According to a 2017 report by the Harvard Graduate School of Education’s “Making Caring Common Project,” despite increased opportunity and gains in equality for American women, the cultural climate for young girls is potentially more difficult than ever and may be getting worse instead of better. If the story of the THOT Patrol tells us anything at all, it’s that young women in our society are the casualties of a cultural epidemic of young men who believe, even in their early teenage years, that women’s bodies and appearances are acceptable fodder for their public critique and comment. This phenomenon has persisted across generations, and will persist for generations to come, unless and until we start to take a long hard look at the ways in which we socialize our sons.
As the mother of a daughter and two sons myself, I understand the difficulties that raising healthy, happy and whole children presents, regardless of gender.

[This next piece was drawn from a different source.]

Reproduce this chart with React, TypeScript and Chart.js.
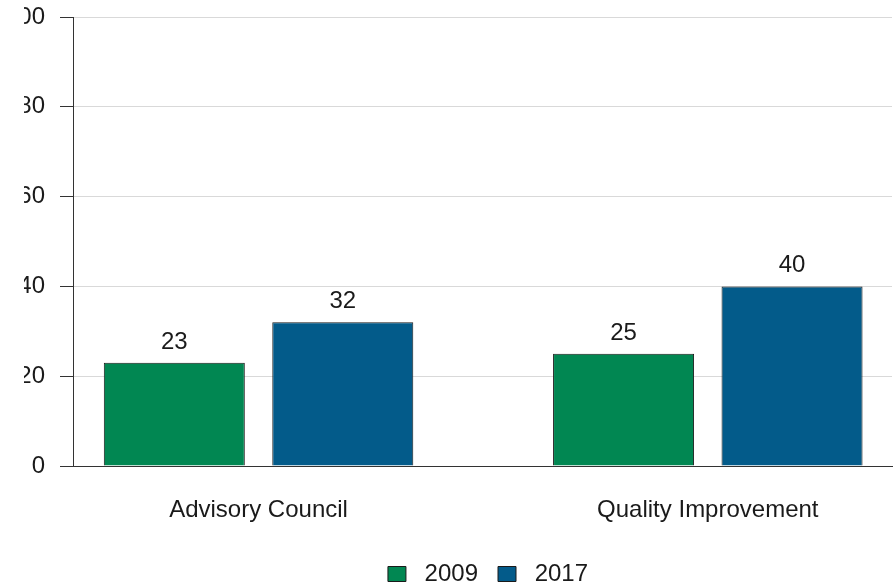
import React, { useEffect, useRef } from 'react';
import { Chart, registerables } from 'chart.js';

Chart.register(...registerables);

const categories = ['Advisory Council', 'Quality Improvement'];
const seriesNames = ['2009', '2017'];
const values2009 = [23, 25];
const values2017 = [32, 40];
const yTicks = [0, 20, 40, 60, 80, 100];

const FONT = '"Liberation Sans", Arial, Helvetica, sans-serif';
const TEXT = '#1a1a1a';
const AXIS = '#333333';
const COLORS = ['#018752', '#035b8a'];

export default function App() {
  const ref = useRef<HTMLCanvasElement>(null);

  useEffect(() => {
    document.documentElement.style.overflow = 'hidden';
    document.body.style.overflow = 'hidden';

    const valueLabels = {
      id: 'valueLabels',
      afterDatasetsDraw(chart: any) {
        const ctx = chart.ctx;
        ctx.save();
        ctx.font = `24px ${FONT}`;
        ctx.fillStyle = TEXT;
        ctx.textAlign = 'center';
        ctx.textBaseline = 'alphabetic';
        chart.data.datasets.forEach((ds: any, i: number) => {
          chart.getDatasetMeta(i).data.forEach((el: any, j: number) => {
            const v = ds.data[j].y;
            ctx.fillText(String(v), el.x, el.y - 14);
          });
        });
        ctx.restore();
      },
    };

    const font = { family: FONT, size: 24 };

    const chart = new Chart(ref.current as HTMLCanvasElement, {
      type: 'bar',
      data: {
        datasets: [
          {
            label: seriesNames[0],
            data: values2009.map((y, i) => ({ x: i, y })),
            backgroundColor: COLORS[0],
            borderColor: '#1a1a1a',
            borderWidth: 1,
            barPercentage: 0.837,
            categoryPercentage: 0.75,
          },
          {
            label: seriesNames[1],
            data: values2017.map((y, i) => ({ x: i, y })),
            backgroundColor: COLORS[1],
            borderColor: '#1a1a1a',
            borderWidth: 1,
            barPercentage: 0.837,
            categoryPercentage: 0.75,
          },
        ] as any,
      },
      options: {
        responsive: false,
        animation: false,
        layout: { padding: { left: 0, top: 17, right: 0, bottom: 0 } },
        scales: {
          x: {
            type: 'linear',
            min: -0.413,
            max: 1.41,
            offset: false,
            grid: { display: false, drawTicks: false, offset: false },
            border: { display: true, color: AXIS, width: 1 },
            afterBuildTicks: (s: any) => {
              s.ticks = categories.map((_, i) => ({ value: i }));
            },
            ticks: {
              callback: (v: any) => categories[v as number] ?? '',
              font,
              color: TEXT,
              padding: 30,
              maxRotation: 0,
              autoSkip: false,
            },
            afterFit: (s: any) => {
              s.height = 76;
            },
          } as any,
          y: {
            min: 0,
            max: 100,
            afterBuildTicks: (s: any) => {
              s.ticks = yTicks.map((v) => ({ value: v }));
            },
            grid: { color: '#d9d9d9', tickColor: AXIS, tickLength: 13 },
            border: { display: true, color: AXIS, width: 1 },
            ticks: { padding: 15, font: { ...font, lineHeight: 0.1 }, color: TEXT },
            afterFit: (s: any) => {
              s.width = 103;
            },
          } as any,
          spacer: {
            type: 'linear',
            position: 'right',
            display: true,
            grid: { display: false, drawTicks: false },
            border: { display: false },
            ticks: { display: false },
            afterFit: (s: any) => {
              s.width = 114;
            },
          } as any,
        },
        plugins: {
          legend: {
            position: 'bottom',
            labels: {
              boxWidth: 18,
              boxHeight: 15,
              padding: 20,
              font,
              color: TEXT,
              generateLabels: (c: any) =>
                Chart.defaults.plugins.legend.labels
                  .generateLabels(c)
                  .map((l: any) => ({ ...l, text: ' ' + l.text })),
            },
          },
          tooltip: { enabled: false },
        },
      },
      plugins: [valueLabels],
    });

    return () => chart.destroy();
  }, []);

  return (
    <div
      style={{
        position: 'absolute',
        left: -30,
        top: 0,
        width: 1036,
        height: 596,
        clipPath: 'inset(0px 0px 0px 54px)',
      }}
    >
      <canvas ref={ref} width={1036} height={596} style={{ display: 'block' }} />
    </div>
  );
}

I understand that all of my children will surely falter and make mistakes I’ll wish they hadn’t made, but the mistakes of my sons cannot be allowed to come at the expense of my daughter—or anyone else’s daughter.
My niece will not be the last girl whose sense of self gets chipped away by a boy at school—but we could all take this opportunity to finally decide to do something about it. We must teach our sons that girls are not objects whose quality and worth they may casually and callously assess, but that they are human beings, intellectual peers and equals in every respect. The cult of masculinity in American culture and society can no longer be allowed to thrive on the pervasive objectification of women and girls.
Enough is enough. The experiences of young women being scrutinized and picked apart until the fragile fabric of who they are slowly and systematically erodes cannot continue. We owe it to our daughters and our sons to do better.